### PROBLEM DESCRIPTION
Search the listing for "this" and copy every line where it appears.
──────
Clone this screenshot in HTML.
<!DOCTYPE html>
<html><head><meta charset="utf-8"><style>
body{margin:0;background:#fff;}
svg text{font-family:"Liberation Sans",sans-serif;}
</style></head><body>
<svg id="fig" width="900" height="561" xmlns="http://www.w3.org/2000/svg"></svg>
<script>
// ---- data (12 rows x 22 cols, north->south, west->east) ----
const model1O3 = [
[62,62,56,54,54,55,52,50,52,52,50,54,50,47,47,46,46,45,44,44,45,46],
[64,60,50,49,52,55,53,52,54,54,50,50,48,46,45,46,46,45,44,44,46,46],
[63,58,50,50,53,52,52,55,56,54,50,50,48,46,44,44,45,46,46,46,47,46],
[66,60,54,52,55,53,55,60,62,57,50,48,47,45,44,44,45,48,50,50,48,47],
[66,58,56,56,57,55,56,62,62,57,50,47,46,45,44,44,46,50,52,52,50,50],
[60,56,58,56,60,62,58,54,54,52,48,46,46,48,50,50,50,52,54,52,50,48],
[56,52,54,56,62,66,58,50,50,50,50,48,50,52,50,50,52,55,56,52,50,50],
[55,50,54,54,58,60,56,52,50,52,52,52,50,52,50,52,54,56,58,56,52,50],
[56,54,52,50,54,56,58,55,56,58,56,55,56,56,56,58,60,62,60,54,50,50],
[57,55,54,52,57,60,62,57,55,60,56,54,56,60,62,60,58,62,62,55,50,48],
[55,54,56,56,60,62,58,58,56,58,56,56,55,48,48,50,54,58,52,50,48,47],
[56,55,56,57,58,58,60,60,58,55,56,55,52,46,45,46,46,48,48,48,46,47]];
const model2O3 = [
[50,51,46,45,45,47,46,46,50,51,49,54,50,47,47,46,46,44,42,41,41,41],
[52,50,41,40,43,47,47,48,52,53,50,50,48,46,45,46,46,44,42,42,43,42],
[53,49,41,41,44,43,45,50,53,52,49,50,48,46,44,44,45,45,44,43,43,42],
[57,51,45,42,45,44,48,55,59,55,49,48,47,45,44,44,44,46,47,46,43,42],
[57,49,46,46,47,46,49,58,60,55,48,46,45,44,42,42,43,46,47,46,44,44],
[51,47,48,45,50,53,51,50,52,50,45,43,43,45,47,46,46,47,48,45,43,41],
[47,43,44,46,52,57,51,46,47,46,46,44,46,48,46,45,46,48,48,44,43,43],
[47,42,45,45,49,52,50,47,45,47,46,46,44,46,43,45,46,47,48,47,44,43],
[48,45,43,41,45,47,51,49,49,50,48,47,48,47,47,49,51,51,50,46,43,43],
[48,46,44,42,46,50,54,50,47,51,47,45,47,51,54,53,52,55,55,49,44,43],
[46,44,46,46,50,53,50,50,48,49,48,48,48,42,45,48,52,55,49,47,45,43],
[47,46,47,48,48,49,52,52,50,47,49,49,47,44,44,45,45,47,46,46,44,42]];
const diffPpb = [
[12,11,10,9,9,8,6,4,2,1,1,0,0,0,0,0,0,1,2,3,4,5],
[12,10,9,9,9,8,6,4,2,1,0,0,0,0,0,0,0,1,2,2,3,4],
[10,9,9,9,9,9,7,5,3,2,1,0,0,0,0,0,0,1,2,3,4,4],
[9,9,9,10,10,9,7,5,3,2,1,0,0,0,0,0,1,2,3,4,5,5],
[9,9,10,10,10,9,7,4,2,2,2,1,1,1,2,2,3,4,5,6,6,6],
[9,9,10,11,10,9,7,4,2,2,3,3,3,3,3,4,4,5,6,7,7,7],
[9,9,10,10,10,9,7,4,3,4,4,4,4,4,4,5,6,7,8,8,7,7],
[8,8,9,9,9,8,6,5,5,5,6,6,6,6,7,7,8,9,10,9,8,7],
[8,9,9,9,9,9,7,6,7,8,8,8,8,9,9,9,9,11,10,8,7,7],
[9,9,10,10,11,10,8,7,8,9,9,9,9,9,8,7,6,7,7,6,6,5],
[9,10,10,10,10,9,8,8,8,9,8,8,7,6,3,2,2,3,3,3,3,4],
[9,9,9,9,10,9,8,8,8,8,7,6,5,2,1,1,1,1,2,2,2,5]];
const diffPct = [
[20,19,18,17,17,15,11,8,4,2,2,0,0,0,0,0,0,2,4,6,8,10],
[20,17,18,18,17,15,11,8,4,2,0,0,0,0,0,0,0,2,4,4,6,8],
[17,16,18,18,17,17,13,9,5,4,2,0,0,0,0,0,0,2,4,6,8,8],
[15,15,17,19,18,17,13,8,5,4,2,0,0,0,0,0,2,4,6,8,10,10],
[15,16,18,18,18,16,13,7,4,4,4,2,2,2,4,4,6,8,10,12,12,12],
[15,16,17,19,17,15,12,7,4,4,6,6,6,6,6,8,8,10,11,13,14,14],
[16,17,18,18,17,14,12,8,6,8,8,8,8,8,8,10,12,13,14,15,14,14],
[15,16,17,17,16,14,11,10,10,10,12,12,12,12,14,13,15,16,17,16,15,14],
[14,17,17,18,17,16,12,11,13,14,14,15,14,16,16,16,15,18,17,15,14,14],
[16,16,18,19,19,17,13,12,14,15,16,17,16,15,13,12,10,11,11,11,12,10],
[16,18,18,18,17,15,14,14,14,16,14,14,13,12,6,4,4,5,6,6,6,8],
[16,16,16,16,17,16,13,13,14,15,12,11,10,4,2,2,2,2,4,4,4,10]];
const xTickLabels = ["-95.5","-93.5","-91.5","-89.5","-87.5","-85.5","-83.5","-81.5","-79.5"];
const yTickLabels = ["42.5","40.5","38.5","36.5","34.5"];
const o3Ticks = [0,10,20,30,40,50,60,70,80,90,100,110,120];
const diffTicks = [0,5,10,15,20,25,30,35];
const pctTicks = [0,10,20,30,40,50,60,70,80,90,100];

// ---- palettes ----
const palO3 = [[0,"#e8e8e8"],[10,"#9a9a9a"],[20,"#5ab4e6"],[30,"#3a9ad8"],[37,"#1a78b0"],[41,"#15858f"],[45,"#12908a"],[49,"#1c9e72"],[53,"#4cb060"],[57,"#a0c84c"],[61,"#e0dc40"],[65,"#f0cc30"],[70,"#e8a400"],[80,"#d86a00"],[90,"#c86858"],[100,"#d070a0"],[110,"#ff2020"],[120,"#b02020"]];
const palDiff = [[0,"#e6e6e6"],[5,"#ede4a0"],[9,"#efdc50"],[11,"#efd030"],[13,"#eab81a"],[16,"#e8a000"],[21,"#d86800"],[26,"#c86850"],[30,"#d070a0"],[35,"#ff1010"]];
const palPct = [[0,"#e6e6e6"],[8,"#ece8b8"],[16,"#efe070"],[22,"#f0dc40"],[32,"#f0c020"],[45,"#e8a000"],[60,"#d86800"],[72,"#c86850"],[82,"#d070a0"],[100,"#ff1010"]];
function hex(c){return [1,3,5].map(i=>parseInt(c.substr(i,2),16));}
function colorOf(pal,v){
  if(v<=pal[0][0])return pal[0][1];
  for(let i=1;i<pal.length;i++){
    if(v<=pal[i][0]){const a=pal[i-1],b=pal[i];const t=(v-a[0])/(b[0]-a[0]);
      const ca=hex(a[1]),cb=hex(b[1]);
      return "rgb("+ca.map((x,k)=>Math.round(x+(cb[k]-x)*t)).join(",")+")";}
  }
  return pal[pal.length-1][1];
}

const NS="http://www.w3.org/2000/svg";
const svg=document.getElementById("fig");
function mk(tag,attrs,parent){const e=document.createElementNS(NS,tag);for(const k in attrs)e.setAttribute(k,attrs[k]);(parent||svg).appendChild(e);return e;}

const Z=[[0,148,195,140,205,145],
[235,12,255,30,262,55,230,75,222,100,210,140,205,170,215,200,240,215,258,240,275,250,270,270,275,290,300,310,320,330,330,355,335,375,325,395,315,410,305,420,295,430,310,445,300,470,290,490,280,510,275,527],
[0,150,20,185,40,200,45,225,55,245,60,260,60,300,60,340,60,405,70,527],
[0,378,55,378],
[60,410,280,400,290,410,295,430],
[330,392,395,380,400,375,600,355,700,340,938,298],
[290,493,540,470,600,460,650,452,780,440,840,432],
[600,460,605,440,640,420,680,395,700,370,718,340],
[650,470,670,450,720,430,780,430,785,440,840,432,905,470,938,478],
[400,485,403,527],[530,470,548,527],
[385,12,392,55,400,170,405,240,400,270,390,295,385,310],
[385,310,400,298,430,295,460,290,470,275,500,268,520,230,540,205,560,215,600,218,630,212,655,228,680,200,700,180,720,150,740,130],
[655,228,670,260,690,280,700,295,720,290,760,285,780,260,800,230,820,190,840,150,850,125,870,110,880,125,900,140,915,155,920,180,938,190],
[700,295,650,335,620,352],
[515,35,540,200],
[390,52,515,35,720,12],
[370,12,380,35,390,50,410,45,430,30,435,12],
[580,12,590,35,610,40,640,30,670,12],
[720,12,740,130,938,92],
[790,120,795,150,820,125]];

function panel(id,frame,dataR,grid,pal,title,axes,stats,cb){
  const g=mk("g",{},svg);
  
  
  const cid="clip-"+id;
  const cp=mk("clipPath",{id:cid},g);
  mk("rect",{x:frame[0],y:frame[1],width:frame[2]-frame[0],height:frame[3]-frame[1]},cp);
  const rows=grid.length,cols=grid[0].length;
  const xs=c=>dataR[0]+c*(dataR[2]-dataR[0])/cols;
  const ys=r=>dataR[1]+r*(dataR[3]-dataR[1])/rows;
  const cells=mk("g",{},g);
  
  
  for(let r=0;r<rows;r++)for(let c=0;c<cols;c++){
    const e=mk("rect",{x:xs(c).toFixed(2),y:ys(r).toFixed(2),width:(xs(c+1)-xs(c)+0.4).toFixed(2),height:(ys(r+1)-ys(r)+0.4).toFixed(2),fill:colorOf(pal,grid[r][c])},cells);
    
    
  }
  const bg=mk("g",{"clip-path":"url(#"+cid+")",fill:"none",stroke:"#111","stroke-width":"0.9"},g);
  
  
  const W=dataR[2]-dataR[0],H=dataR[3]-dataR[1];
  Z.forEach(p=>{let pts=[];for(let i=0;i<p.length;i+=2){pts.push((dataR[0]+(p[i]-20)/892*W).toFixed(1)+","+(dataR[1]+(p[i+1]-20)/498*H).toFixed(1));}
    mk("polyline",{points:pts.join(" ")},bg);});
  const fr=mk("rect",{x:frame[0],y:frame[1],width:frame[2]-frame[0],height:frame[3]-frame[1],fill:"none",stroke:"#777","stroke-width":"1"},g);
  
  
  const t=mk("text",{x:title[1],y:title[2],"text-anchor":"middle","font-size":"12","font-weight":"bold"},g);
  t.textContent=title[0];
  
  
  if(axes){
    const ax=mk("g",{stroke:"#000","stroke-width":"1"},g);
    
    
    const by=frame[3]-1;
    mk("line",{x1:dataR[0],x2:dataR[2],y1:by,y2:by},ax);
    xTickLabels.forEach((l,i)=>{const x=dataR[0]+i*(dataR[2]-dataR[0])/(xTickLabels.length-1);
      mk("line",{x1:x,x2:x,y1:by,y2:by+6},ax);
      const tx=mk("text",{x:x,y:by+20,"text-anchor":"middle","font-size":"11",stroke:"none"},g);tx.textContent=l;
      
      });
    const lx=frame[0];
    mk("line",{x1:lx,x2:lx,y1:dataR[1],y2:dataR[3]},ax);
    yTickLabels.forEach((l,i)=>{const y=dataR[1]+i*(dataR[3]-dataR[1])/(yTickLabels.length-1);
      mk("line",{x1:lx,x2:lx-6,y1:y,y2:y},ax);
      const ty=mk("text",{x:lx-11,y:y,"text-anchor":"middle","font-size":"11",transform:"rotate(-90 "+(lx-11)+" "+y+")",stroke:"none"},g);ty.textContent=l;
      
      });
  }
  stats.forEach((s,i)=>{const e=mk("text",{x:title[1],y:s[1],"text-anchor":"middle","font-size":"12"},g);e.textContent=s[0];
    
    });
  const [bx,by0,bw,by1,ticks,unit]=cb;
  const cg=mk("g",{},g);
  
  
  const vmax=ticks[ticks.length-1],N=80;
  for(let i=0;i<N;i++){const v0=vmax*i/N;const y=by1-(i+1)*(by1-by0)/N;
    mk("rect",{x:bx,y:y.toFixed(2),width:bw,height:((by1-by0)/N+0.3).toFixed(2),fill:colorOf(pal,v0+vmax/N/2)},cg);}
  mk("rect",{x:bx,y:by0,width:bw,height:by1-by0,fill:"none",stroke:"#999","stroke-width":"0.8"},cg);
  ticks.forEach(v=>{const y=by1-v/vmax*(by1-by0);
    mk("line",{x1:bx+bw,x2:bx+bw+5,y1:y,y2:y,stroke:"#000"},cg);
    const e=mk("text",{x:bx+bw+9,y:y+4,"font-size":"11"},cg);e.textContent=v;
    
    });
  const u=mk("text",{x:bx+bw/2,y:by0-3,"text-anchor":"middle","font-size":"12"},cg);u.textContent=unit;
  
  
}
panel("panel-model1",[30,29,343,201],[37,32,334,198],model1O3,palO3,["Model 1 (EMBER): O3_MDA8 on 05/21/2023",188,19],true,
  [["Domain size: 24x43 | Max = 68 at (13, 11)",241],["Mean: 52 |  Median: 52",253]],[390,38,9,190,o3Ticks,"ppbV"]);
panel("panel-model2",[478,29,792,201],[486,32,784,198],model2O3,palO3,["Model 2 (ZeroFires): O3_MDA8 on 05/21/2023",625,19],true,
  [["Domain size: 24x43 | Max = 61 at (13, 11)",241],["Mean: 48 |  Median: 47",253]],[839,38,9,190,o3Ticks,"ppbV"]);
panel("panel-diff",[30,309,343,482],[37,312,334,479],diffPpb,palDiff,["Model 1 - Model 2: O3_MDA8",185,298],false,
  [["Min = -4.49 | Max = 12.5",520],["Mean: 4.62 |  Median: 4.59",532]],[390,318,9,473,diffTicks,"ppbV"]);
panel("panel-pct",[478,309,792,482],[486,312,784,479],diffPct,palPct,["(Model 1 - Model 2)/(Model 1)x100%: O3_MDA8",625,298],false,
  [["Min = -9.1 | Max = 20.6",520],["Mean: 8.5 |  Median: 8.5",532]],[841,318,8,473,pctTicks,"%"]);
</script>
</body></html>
──────
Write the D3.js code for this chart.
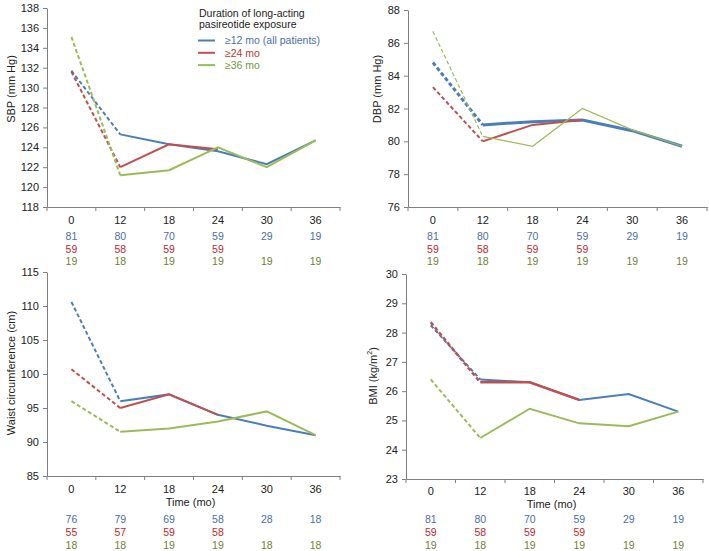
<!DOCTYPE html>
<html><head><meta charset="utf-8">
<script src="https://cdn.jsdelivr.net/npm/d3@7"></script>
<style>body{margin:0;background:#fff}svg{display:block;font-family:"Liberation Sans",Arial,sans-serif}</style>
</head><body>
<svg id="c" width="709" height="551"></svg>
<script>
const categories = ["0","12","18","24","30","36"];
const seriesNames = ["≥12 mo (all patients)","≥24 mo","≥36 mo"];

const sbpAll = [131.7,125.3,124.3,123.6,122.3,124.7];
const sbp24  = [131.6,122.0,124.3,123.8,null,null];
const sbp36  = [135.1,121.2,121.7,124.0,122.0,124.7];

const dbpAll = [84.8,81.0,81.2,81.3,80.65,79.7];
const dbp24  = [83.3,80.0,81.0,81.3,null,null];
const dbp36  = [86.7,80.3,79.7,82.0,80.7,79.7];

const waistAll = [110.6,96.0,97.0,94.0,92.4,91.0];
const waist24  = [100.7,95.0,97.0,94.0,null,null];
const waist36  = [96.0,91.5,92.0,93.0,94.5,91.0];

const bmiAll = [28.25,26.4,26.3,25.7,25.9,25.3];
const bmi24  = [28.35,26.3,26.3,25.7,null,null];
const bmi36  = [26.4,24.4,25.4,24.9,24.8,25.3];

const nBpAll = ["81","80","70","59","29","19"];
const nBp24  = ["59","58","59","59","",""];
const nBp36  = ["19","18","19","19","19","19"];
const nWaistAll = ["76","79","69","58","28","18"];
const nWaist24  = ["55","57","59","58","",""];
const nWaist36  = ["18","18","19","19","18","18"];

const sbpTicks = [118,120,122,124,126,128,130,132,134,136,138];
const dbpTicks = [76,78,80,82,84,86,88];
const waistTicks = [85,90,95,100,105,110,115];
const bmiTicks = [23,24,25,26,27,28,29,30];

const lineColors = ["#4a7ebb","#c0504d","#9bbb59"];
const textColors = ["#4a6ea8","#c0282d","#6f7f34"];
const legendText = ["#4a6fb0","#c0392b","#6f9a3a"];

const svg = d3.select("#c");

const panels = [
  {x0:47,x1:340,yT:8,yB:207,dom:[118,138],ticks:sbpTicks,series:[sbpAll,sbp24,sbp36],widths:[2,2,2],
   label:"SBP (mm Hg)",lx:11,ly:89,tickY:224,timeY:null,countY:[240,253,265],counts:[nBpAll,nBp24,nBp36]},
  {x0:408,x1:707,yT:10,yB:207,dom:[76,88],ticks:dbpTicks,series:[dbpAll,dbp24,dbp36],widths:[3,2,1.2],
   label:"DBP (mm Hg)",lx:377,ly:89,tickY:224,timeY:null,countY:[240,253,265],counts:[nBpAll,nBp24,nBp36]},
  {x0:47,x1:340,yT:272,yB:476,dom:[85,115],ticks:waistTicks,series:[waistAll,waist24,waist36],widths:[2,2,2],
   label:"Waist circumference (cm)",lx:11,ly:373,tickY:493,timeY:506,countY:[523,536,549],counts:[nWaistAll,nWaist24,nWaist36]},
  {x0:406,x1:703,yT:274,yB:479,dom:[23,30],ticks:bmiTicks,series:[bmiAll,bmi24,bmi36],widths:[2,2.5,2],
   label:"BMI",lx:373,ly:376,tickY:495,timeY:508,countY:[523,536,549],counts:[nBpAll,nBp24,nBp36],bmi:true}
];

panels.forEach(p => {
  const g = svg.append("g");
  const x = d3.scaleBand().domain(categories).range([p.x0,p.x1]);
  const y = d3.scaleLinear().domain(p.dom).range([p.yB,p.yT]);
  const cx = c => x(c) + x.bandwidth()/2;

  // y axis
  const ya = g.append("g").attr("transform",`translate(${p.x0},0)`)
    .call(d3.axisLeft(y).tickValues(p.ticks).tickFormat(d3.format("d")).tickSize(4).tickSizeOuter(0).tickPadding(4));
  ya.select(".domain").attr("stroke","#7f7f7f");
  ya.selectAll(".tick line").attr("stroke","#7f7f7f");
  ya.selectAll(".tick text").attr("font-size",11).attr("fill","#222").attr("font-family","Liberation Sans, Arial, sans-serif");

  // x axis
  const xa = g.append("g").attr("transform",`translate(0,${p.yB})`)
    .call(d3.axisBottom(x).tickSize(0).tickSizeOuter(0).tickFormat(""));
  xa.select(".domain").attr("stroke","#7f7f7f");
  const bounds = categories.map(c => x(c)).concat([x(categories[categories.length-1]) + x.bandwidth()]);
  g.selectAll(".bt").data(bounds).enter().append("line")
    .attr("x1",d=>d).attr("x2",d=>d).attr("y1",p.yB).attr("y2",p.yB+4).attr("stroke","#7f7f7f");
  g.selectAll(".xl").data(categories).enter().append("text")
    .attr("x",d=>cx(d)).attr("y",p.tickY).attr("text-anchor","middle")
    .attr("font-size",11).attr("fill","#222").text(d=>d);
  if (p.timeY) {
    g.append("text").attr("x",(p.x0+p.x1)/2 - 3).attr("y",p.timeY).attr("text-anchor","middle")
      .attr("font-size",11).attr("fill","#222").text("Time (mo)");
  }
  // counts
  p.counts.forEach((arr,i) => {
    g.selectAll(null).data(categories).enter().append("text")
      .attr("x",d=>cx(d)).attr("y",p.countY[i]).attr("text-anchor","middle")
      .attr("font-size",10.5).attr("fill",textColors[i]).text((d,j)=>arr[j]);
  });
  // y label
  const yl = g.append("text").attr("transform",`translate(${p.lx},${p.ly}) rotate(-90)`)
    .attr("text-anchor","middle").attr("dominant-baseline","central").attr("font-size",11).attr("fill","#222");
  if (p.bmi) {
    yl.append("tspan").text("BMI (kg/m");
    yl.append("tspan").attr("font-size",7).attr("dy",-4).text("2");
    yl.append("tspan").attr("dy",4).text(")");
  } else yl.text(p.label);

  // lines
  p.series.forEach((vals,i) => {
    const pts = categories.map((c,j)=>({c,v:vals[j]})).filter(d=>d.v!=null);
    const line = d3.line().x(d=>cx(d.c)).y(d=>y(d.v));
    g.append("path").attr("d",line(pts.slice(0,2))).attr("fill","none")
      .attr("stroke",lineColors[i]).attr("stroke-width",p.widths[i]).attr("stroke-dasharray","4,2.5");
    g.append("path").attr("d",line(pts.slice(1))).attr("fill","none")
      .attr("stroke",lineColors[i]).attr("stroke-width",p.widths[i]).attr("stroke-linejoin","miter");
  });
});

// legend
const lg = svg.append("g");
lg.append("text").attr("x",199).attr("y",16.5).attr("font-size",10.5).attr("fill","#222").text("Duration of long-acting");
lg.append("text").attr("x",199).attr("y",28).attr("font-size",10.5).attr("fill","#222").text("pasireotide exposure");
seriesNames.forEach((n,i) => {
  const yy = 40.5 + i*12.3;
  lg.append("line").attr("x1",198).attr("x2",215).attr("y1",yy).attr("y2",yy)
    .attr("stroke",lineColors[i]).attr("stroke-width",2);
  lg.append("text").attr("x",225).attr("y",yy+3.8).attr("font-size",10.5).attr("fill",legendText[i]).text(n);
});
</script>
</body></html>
──────
### TASK ANSWER
Clone this screenshot in HTML.
Write the D3.js code for this chart.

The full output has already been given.